A-2291-09T3 (N.J. Super. App. Div. 2010) (Unpublished)

CONSUMER FRAUD ACT — Even though marketing materials may list a house as newly constructed, if the buyers knew, at the time of the purchase, that parts of the house, such as its foundation and basement, were pre-existing, and not newly constructed, then the buyer cannot sustain a Consumer Fraud Act claim because the buyer would not have relied on any objective belief that the given component was not entirely new.

A developer purchased and knocked down an existing house to build and market a new one. When the project was completed, a listing broker prepared a marketing brochure describing the property as an extraordinary new colonial home. A husband and wife purchased it for $1.6 million. Approximately two weeks after they moved in, the sewer system backed up and sewage leaked throughout the basement. Subsequent inspection revealed that the original, reused sewer line had been improperly pitched at the outset and had become blocked with tree roots over the years. The buyers spent a great sum of money to repair the damage to their basement and to fix the sewer line. They then sued the developer under the New Jersey Consumer Fraud Act (CFA) and sued the broker on claims of consumer fraud, misrepresentation, and fraud. The buyers chiefly alleged that they relied on the marketing of the house as “new” to their detriment. The lower court dismissed the claims on summary judgment.

The buyers appealed, but the Appellate Division affirmed, finding that, under the CFA, a party must prove a causal connection between the alleged unlawful conduct and an ascertainable loss. Therefore, the buyers were required to prove a causal link between the marketing they claimed to be unlawful (the developers and broker having marketed the house as new, knowing that it was a “knock-down” renovation) and their ascertainable loss. The Court reviewed the record (including the deposition testimony of the buyer-husband). It found the buyers, at the time of their purchase, were aware that not all elements of the house were actually new construction – specifically the foundation (through which the sewer lines passed) was original. The buyers also received a home inspection report prior to closing showing that the furnace was nine years old and the air conditioning condenser in the basement was six years old. The report also indicated there were signs of dampness in the basement.

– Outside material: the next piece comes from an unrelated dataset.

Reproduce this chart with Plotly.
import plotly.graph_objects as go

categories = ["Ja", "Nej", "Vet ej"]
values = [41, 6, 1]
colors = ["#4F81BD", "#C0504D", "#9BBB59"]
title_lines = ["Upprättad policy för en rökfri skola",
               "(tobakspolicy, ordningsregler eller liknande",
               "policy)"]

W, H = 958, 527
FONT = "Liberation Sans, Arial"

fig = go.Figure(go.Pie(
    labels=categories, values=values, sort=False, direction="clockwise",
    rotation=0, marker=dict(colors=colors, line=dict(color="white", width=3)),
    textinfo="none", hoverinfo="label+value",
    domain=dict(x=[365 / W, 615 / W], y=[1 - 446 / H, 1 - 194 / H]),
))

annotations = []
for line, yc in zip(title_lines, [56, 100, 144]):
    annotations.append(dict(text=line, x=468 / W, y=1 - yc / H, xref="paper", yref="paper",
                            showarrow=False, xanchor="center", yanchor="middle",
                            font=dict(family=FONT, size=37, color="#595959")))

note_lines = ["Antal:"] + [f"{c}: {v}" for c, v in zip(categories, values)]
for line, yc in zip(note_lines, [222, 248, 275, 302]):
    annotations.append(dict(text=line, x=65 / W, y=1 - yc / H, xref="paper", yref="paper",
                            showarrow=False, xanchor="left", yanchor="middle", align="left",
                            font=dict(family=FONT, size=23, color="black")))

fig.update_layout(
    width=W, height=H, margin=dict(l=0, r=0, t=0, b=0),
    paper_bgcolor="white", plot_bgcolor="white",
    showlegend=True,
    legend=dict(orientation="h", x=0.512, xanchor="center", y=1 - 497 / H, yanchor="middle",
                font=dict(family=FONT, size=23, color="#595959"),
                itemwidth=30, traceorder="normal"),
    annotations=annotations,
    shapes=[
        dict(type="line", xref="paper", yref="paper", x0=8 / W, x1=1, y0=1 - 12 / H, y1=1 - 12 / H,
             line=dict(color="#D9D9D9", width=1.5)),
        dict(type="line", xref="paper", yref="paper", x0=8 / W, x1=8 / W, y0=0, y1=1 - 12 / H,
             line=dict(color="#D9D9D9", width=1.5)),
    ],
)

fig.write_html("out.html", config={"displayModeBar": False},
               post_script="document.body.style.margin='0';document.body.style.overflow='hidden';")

After the developers and broker had moved for summary judgment, the buyers submitted a supplementary affidavit from the husband stating that, had he known that the home and its systems, including the sanitary sewer system were not new, he would not have purchased the house. The Appellate Court affirmed the lower court’s ruling that this was a “sham affidavit” and thus it was insufficient to create a question of material fact to defeat a summary judgment motion, as the affidavit directly contradicted the husband’s deposition testimony in response to clearly understood questions.

In the end, the Appellate Division affirmed the dismissal of the CFA claim against the developer and the fraud and misrepresentation claims as to the broker, as the record was clear that the buyers had not relied on any objective belief that the sewer system was new at the time of the purchase.